October 12, 2016

Windows 10 runs again — but for how long?

Interesting op/ed by Steven J. Vaughan-Nichols at ComputerWorld:
Almost a week after some Windows 10 PCs got trapped in reboot hell, Microsoft finally issued a patch — make that “a kludge of a script” — to finally enable affected Windows 10 users to get their machines working again.
The fix, “Windows 10 1607 Script fix to unblock update for Windows Insiders,” doesn’t explain what’s going on. It does work, however.
That’s nice. I’m glad that my Windows 10 PC is up and running again. Thanks.
I’d still like to know what the heck happened. The note that accompanied news of the fix wasn’t exactly informative. It reads:
We became aware of an issue with the recent Windows 10 cumulative update that impacted a small number of customers in the Windows Insider Program that were running a previous build of the OS. We have created a solution to resolve this issue.
Small? One thread on the Microsoft forums currently has 383 replies. On most online groups I’ve known and run over the years, only one in a hundred people actively comment. If that ratio holds true, that’s 38,000-plus users.
That’s not many out of tens of millions of users, perhaps, but it’s still too many for a showstopping bug.
The issue, apparently, was a scheduled task that Windows Update added to users' PCs, meant to save XBox Live games.
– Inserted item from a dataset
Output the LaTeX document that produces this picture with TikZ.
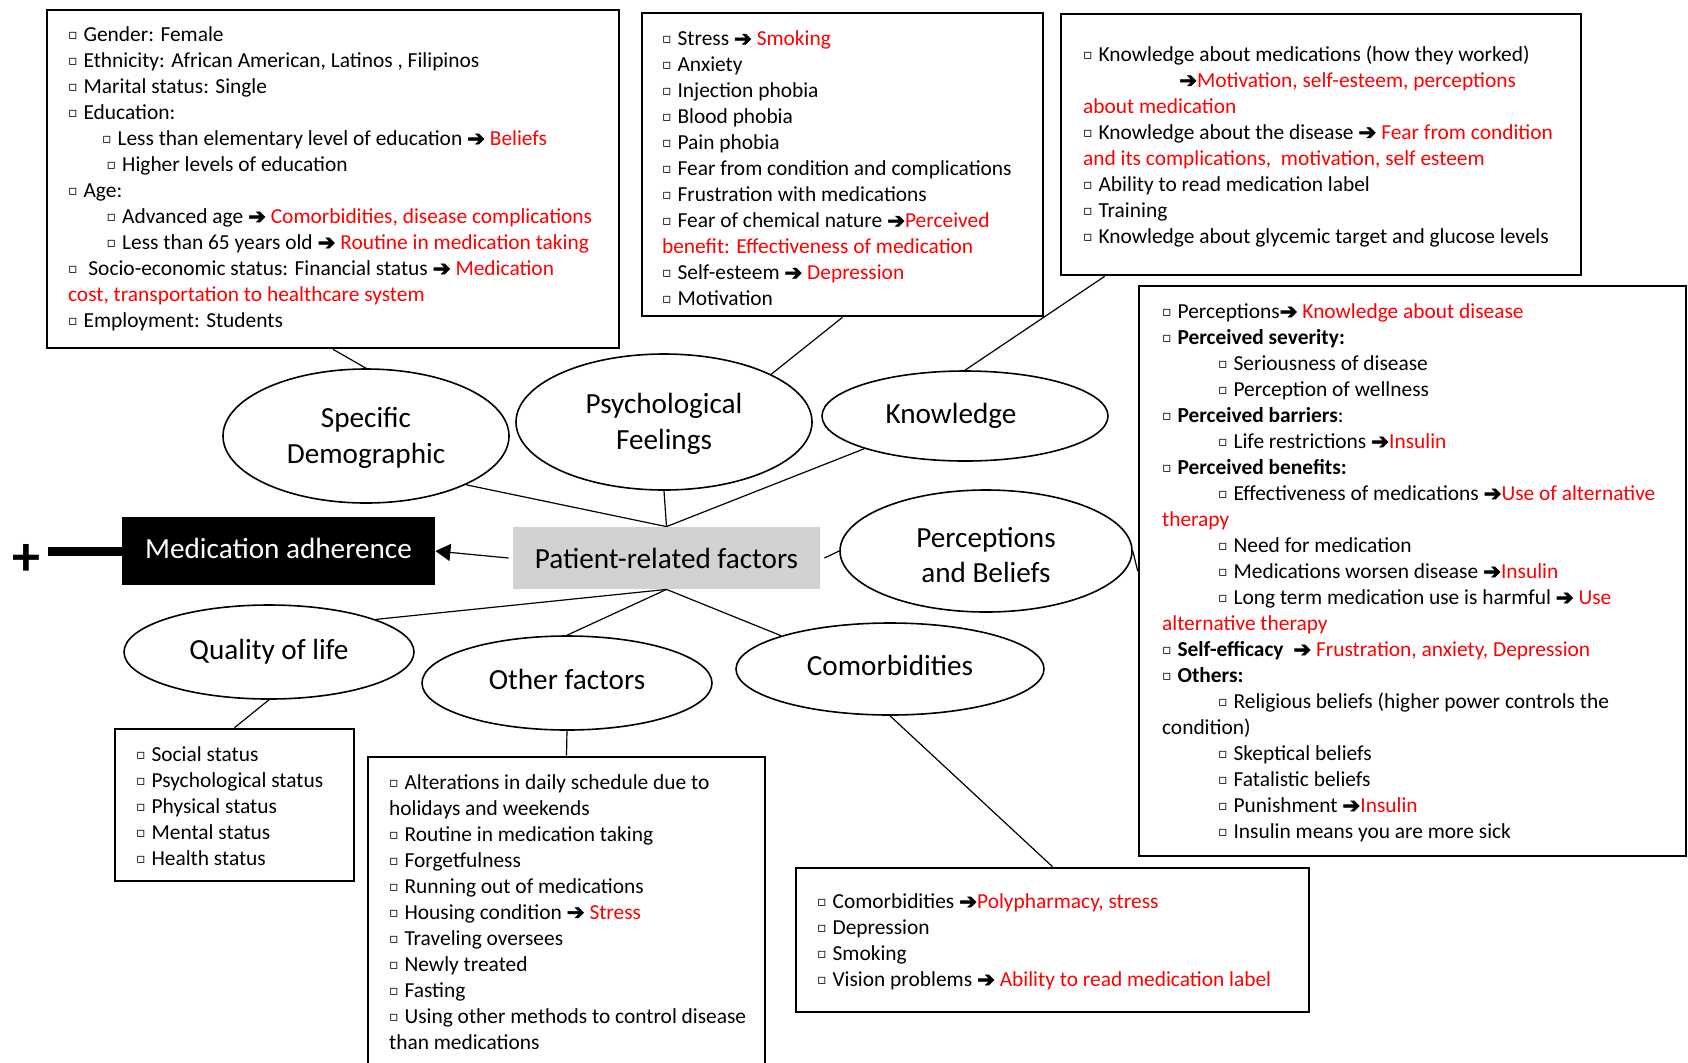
\documentclass[tikz,border=0pt]{standalone}
\usepackage{fontspec}
\usepackage{xcolor}
\usetikzlibrary{shapes.geometric,arrows.meta}
\setmainfont{Carlito}
\newfontfamily\symfont{DejaVu Sans}
\newfontfamily\arrowfont[FakeBold=2.5]{DejaVu Sans}
\definecolor{effred}{RGB}{255,0,0}
\definecolor{hubgray}{RGB}{210,210,210}
\newcommand\sqb{{\symfont\fontsize{7}{7}\selectfont\raisebox{0.25ex}{▫}}\hspace{3pt}}
\newcommand\goes{{\arrowfont ➔}}
\newcommand\eff[1]{\textcolor{effred}{#1}}

\begin{document}
\begin{tikzpicture}[x=0.5pt,y=-0.5pt,
	listbox/.style={draw,rectangle,line width=1.3pt,inner sep=0pt},
	listtext/.style={anchor=west,align=left,inner sep=0pt,yshift=-1pt,font=\fontsize{10.7}{13}\selectfont},
	factor/.style={draw,ellipse,line width=0.8pt,inner sep=0pt,align=center,font=\fontsize{14.6}{17.8}\selectfont},
	link/.style={line width=0.6pt}]
	\useasboundingbox (0,0) rectangle (1688,1062);

	\node[fill=black,text=white,minimum width=156.5pt,minimum height=34pt,font=\fontsize{14.6}{17.8}\selectfont] (adh) at (278.5,551) {Medication adherence\rule[-3pt]{0pt}{1pt}};
	\node[fill=hubgray,minimum width=153.5pt,minimum height=31pt,font=\fontsize{14.6}{17.8}\selectfont] (pat) at (666.5,558) {Patient-related factors};
	\node[inner sep=0pt,font=\fontsize{28}{28}\selectfont\bfseries] (plus) at (26,560) {+};

	\node[factor,minimum width=143pt,minimum height=67pt] (demo) at (366,436) {\rule{0pt}{12pt}Specific\\Demographic};
	\node[factor,minimum width=148pt,minimum height=68pt] (psy) at (664,422) {\rule{0pt}{12pt}Psychological\\Feelings};
	\node[factor,minimum width=143pt,minimum height=45pt] (know) at (965,416) {Knowledge\hspace*{14pt}};
	\node[factor,minimum width=146pt,minimum height=61pt] (perc) at (986,551) {\rule{0pt}{14pt}Perceptions\\and Beliefs};
	\node[factor,minimum width=145pt,minimum height=47pt] (qol) at (269,652) {Quality of life};
	\node[factor,minimum width=145pt,minimum height=47pt] (other) at (567,683) {Other factors\rule[-4pt]{0pt}{1pt}};
	\node[factor,minimum width=154pt,minimum height=46pt] (comor) at (890,669) {Comorbidities\rule[-4pt]{0pt}{1pt}};

	\node[listbox,minimum width=286pt,minimum height=169pt] (demobox) at (333,179) {};
	\node[listtext,yshift=1pt] (demotext) at ([xshift=11pt]demobox.west) {%
		\sqb Gender: Female\\
		\sqb Ethnicity: African American, Latinos , Filipinos\\
		\sqb Marital status: Single\\
		\sqb Education:\\
		\hspace*{17pt}\sqb Less than elementary level of education \goes{} \eff{Beliefs}\\
		\hspace*{19.3pt}\sqb Higher levels of education\\
		\sqb Age:\\
		\hspace*{19.3pt}\sqb Advanced age \goes{} \eff{Comorbidities, disease complications}\\
		\hspace*{19.3pt}\sqb Less than 65 years old \goes{} \eff{Routine in medication taking}\\
		\sqb\ Socio-economic status: Financial status \goes{} \eff{Medication}\\
		\eff{cost, transportation to healthcare system}\\
		\sqb Employment: Students};

	\node[listbox,minimum width=200.5pt,minimum height=151.5pt] (psybox) at (842.5,164.5) {};
	\node[listtext,yshift=-1pt] (psytext) at ([xshift=10.5pt]psybox.west) {%
		\sqb Stress \goes{} \eff{Smoking}\\
		\sqb Anxiety\\
		\sqb Injection phobia\\
		\sqb Blood phobia\\
		\sqb Pain phobia\\
		\sqb Fear from condition and complications\\
		\sqb Frustration with medications\\
		\sqb Fear of chemical nature \goes\eff{Perceived}\\
		\eff{benefit: Effectiveness of medication}\\
		\sqb Self-esteem \goes{} \eff{Depression}\\
		\sqb Motivation};

	\node[listbox,minimum width=260pt,minimum height=130.5pt] (knowbox) at (1321,144.5) {};
	\node[listtext] (knowtext) at ([xshift=11.5pt]knowbox.west) {%
		\sqb Knowledge about medications (how they worked)\\
		\hspace*{48pt}\goes\eff{Motivation, self-esteem, perceptions}\\
		\eff{about medication}\\
		\sqb Knowledge about the disease \goes{} \eff{Fear from condition}\\
		\eff{and its complications,\ \ motivation, self esteem}\\
		\sqb Ability to read medication label\\
		\sqb Training\\
		\sqb Knowledge about glycemic target and glucose levels};

	\node[listbox,minimum width=273.5pt,minimum height=285pt] (percbox) at (1412.5,571) {};
	\node[listtext] (perctext) at ([xshift=12pt]percbox.west) {%
		\sqb Perceptions\goes{} \eff{Knowledge about disease}\\
		\sqb \textbf{Perceived severity:}\\
		\hspace*{28pt}\sqb Seriousness of disease\\
		\hspace*{28pt}\sqb Perception of wellness\\
		\sqb \textbf{Perceived barriers}:\\
		\hspace*{28pt}\sqb Life restrictions \goes\eff{Insulin}\\
		\sqb \textbf{Perceived benefits:}\\
		\hspace*{28pt}\sqb Effectiveness of medications \goes\eff{Use of alternative}\\
		\eff{therapy}\\
		\hspace*{28pt}\sqb Need for medication\\
		\hspace*{28pt}\sqb Medications worsen disease \goes\eff{Insulin}\\
		\hspace*{28pt}\sqb Long term medication use is harmful \goes{} \eff{Use}\\
		\eff{alternative therapy}\\
		\sqb \textbf{Self-efficacy}\ \ \goes{} \eff{Frustration, anxiety, Depression}\\
		\sqb \textbf{Others:}\\
		\hspace*{28pt}\sqb Religious beliefs (higher power controls the\\
		condition)\\
		\hspace*{28pt}\sqb Skeptical beliefs\\
		\hspace*{28pt}\sqb Fatalistic beliefs\\
		\hspace*{28pt}\sqb Punishment \goes\eff{Insulin}\\
		\hspace*{28pt}\sqb Insulin means you are more sick};

	\node[listbox,minimum width=119.5pt,minimum height=76pt] (qolbox) at (234.5,805) {};
	\node[listtext,yshift=0.5pt] (qoltext) at ([xshift=11pt]qolbox.west) {%
		\sqb Social status\\
		\sqb Psychological status\\
		\sqb Physical status\\
		\sqb Mental status\\
		\sqb Health status};

	\node[listbox,minimum width=198.5pt,minimum height=155pt] (otherbox) at (566.5,912) {};
	\node[listtext,yshift=1pt] (othertext) at ([xshift=11pt]otherbox.west) {%
		\sqb Alterations in daily schedule due to\\
		holidays and weekends\\
		\sqb Routine in medication taking\\
		\sqb Forgetfulness\\
		\sqb Running out of medications\\
		\sqb Housing condition \goes{} \eff{Stress}\\
		\sqb Traveling oversees\\
		\sqb Newly treated\\
		\sqb Fasting\\
		\sqb Using other methods to control disease\\
		than medications};

	\node[listbox,minimum width=256.5pt,minimum height=72pt] (comorbox) at (1052.5,940) {};
	\node[listtext] (comortext) at ([xshift=11pt]comorbox.west) {%
		\sqb Comorbidities \goes\eff{Polypharmacy, stress}\\
		\sqb Depression\\
		\sqb Smoking\\
		\sqb Vision problems \goes{} \eff{Ability to read medication label}};

	\draw[link,-{Triangle[length=7.5pt,width=8.5pt]}] ([xshift=-2pt]pat.west) -- (adh.east);
	\draw[line width=4.5pt] (adh.west) -- ++(-37pt,0);
	\draw[link] (pat.north) -- (demo.-26);
	\draw[link] (pat.north) -- (psy.south);
	\draw[link] (pat.north) -- (know.198);
	\draw[link] ([xshift=2pt]pat.east) -- (perc.west);
	\draw[link] (pat.south) -- (qol.17);
	\draw[link] (pat.south) -- (other.north);
	\draw[link] (pat.south) -- (comor.163);

	\draw[link] (demobox.south) -- (demo.north);
	\draw[link] (psybox.south) -- (psy.24);
	\draw[link] ([xshift=22.5pt]knowbox.south west) -- (know.north);
	\draw[link] (perc.east) -- (percbox.west);
	\draw[link] (qol.south) -- (qolbox.north);
	\draw[link] (other.south) -- (otherbox.north);
	\draw[link] (comor.south) -- (comorbox.north);
\end{tikzpicture}
\end{document}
The problem is that it runs in the background even if (like Mr. Vaughan-Nichols) you don't have any XBox Live games to save, and haven't played an XBox Live game in years. Microsoft enabled a total system failure by way of an obscure registry entry for a program that most users will never have used, and don't intend to use, all in the name of integrating XBox Live with Windows 10.

Even worse, the workaround wasn't actually developed by Microsoft (credit apparently belongs to a Windows 10 Insider by the name of Dr. Peter Farquhasson), and it can't be installed via Windows Update -- users must revert to an older, still-working version of the OS, and then execute the script. This, in Microsoft's brave new Windows 10 world, is what progress looks like.
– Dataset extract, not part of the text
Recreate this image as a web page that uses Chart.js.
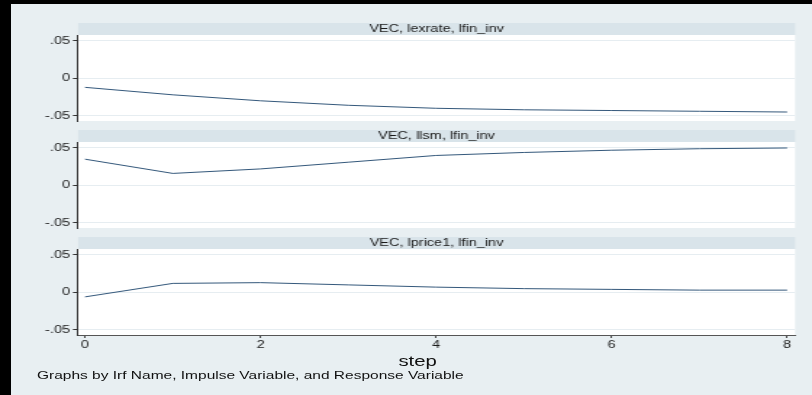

Have I mentioned today, how very glad I am, that I didn't "upgrade" to this mess?

Vaughan-Nichols has a couple of ideas about how Microsoft could have avoided this problem, beginning with better quality assurance. "Even as Microsoft has gotten much better with its server and cloud offerings," he writes, "Windows seems to be taking second place and becoming second rate," issues which apparently still extend to the Windows 10 Store.

Also, he writes,
It might also have been helpful if Microsoft still let you install only those patches you need rather than one large blob of updates. It’s bad enough that Microsoft has made this the default update system for Windows 10, but it is also bringing the rollup patch model to Windows 7, 8.1, Windows Server 2008 R2, Windows Server 2012 and Server 2012 R2, starting on Oct. 11.
This is going to be so much fun!
Yeah. I'm thrilled. Can you tell how thrilled I am?


As Vaughan-Nichols concludes, "Windows has been fixed — sort of — now. But, it’s only a matter of time before it breaks again." Given how terribly Microsoft has handled absolutely everything about Windows 10's maintenance so far, starting with the Anniversary Update itself and continuing through every patch since, I have a strong feeling that he's right about that. And it isn't just Windows 10 users who will be affected by their incompetence; with this same broken update regimen coming to Windows 7 and 8, too, this is going to affect every Windows user.

GG, Microsoft. That's some next-level end game.

Linux is looking like a better idea with each passing day. Did I mention that I've bought a 2nd hard drive, specifically for use as a Linux partition? Now I just have to get off my lazy ass and install the damn thing... and then install Linux on the damn thing. I don't think I'm the only one, either, who's contemplating making that shift.